A TrustedBSD "voluntary sandbox" policy.

Pawel Jakub Dawidek pjd at FreeBSD.org
Thu Nov 8 09:44:33 PST 2007


On Wed, Nov 07, 2007 at 10:20:28PM -0500, dexterclarke at Safe-mail.net wrote:
> I'm considering developing a policy/module for TrustedBSD loosely based
> on the systrace concept - A process loads a policy and then executes
> another program in a sandbox with fine grained control over what that
> program can do.
> 
> I'm aiming for a much simpler implementation, however. No interaction.
> No privilege elevation (only restriction).
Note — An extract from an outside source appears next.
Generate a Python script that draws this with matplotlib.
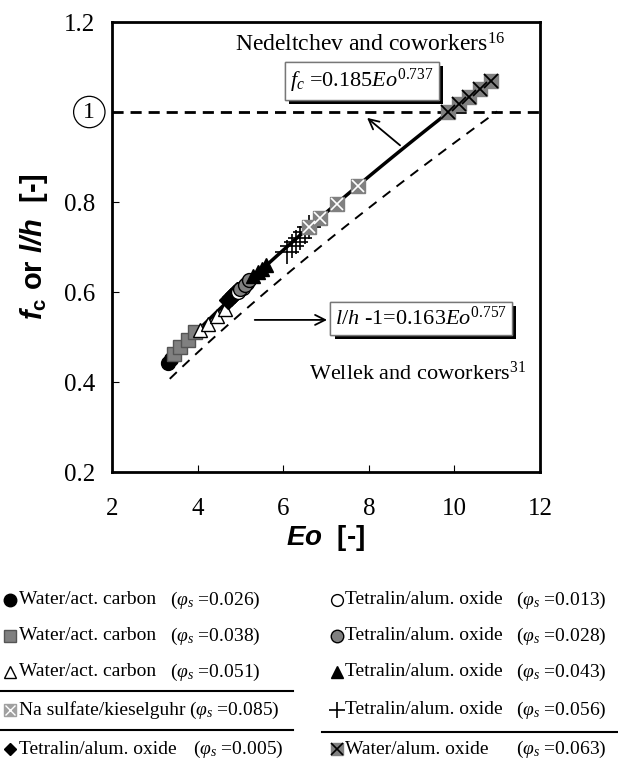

No system call rewriting,
> only access control.
> 
> The interface will look something like this:
> 
> (cat <<EOF
> deny all 
> allow file_open /etc/passwd
> allow file_open /dev/tty
> allow sock_connect 127.0.0.1 80
> allow sock_connect 208.77.188.166 80
> rlimit core 0
> rlimit cpu 20
> rlimit nofile 10
> EOF
> ) | sandbox /bin/ls -alF /bin
> 
> Please note that the 'policy' given on the command line is purely for 
> the sake of example, no syntax or semantics have been decided upon.
> 
> The implementation appears to be simple, as far as I'm aware. I'm sure
> there will be thorns and problems - that's what I'm here to find out.
> 
> The 'sandbox' process compiles the policy text into a binary structure
> in userland, loads the binary structure into the kernel module via a
> system call implemented with mac_syscall(), sets various rlimits and 
> then runs /bin/ls with execve().  When the process exits, the memory for 
> the binary structure is freed.
> 
> I would like, at this stage, to know if the above model is seriously
> incompatible with the way the MAC framework works, it's not entirely
> clear either way having read other policies such as mac_biba, mac_stub
> etc.
> 
> For example - how to know when a process has exited? Policy for an
> executed process would be kept in a small hash table, indexed by process
> id. The policy will be enabled when the process sucessfully calls
> execve() for the first time and will be destroyed when the process
> exits.  If we're not notified when a process has exited, we can't remove
> policy from the table.
> 
> Also, what should be done when a process decides to fork() or execve()?
> It'd be rather unfortunate if the process could break out of the sandbox
> just by executing another process but blocking all attempts to fork()
> or execve() would make classes of programs unusable.

First problem is that it is hard to operate on file paths. MAC passes a
locked vnode to you and you cannot go from there to a file name easly.
You could do it by comparsion: call VOP_GETATTR(9) on the given vnode,
do the same for /etc/passwd and others and compare their inodes and
file system ids. Performance hit may be significant for complex
policies.

You can register yourself for process_exit, process_fork and
process_exec in-kernel events and do your cleanups from your event
handler. Take a look at EVENTHANDLER(9).

-- 
Pawel Jakub Dawidek                       http://www.wheel.pl
pjd at FreeBSD.org                           http://www.FreeBSD.org
FreeBSD committer                         Am I Evil? Yes, I Am!